Task statement: Some lines of these records may hold the word "with"; state how many, using only the number.

Material supplied:
────────────────────

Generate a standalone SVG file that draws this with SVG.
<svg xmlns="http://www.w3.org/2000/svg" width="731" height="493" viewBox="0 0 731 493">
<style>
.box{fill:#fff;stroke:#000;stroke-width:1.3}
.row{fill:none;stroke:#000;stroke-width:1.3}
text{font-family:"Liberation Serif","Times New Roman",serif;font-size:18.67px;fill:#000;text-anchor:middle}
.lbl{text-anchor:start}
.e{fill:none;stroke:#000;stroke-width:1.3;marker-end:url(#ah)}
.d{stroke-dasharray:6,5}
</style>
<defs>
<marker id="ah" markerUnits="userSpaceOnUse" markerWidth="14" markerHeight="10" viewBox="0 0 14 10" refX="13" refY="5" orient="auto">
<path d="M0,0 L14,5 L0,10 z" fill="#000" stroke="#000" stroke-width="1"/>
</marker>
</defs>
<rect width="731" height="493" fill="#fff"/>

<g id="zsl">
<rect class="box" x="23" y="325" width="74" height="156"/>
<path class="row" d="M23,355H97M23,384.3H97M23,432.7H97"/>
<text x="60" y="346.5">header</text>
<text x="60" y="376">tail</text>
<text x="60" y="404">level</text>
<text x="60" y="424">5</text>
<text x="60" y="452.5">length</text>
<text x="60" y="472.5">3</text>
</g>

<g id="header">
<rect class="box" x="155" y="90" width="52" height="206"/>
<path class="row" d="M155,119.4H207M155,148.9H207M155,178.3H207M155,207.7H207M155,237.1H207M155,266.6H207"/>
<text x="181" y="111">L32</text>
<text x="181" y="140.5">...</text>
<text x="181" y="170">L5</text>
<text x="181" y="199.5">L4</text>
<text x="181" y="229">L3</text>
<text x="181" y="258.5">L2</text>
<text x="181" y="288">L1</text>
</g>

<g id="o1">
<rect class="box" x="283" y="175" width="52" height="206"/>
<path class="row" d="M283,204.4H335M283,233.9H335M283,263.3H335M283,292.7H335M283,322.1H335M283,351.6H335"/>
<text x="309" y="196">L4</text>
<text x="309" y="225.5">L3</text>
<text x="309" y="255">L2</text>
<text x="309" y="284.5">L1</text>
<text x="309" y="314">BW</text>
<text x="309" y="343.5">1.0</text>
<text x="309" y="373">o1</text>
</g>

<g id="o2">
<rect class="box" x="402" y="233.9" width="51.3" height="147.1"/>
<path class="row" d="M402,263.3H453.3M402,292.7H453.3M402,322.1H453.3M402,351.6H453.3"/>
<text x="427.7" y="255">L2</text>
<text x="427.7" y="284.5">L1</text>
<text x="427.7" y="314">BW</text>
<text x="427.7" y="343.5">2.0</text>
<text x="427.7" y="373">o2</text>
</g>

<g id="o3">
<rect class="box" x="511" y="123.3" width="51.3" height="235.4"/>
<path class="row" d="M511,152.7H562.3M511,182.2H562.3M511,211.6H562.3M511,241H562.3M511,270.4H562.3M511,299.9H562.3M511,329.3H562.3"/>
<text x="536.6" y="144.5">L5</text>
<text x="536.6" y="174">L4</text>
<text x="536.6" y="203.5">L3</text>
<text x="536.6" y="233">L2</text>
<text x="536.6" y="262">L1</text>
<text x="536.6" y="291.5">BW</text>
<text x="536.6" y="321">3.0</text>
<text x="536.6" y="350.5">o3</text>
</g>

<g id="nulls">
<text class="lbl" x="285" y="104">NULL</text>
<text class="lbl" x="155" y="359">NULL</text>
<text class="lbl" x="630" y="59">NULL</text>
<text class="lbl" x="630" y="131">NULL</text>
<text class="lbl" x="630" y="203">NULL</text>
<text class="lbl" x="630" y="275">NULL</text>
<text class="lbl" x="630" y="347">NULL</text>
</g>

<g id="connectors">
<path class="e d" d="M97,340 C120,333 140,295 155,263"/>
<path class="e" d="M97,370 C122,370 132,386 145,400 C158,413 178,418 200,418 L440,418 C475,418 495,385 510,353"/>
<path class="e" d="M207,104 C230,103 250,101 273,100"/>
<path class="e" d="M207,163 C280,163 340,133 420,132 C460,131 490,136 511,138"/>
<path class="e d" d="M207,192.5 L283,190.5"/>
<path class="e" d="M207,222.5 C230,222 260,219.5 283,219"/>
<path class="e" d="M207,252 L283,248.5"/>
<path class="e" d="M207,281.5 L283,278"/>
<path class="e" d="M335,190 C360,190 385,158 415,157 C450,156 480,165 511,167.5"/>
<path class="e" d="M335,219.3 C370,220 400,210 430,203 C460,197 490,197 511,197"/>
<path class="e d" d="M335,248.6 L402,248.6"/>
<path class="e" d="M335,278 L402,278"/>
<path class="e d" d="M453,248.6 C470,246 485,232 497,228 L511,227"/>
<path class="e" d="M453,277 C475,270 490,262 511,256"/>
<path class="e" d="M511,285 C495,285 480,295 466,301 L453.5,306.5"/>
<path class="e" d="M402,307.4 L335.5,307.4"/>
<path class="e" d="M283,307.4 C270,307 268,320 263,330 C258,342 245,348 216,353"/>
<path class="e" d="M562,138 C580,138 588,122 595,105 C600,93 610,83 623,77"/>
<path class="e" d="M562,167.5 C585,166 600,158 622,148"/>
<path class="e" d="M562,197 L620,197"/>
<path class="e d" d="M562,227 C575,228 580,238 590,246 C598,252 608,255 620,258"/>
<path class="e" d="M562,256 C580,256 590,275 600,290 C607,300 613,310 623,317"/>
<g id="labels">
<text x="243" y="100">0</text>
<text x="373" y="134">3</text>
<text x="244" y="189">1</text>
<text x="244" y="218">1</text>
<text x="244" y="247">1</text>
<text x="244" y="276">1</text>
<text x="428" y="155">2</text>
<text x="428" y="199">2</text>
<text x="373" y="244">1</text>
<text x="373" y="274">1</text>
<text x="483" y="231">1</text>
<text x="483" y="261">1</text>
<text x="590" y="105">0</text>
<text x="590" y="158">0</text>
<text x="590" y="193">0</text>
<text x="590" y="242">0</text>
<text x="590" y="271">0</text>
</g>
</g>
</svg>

────────────────────

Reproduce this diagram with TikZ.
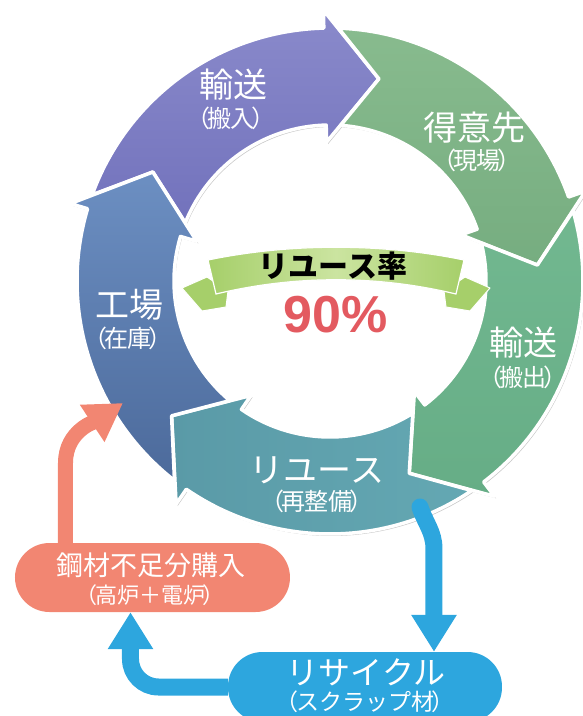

────────────────────

Finished exercise: 2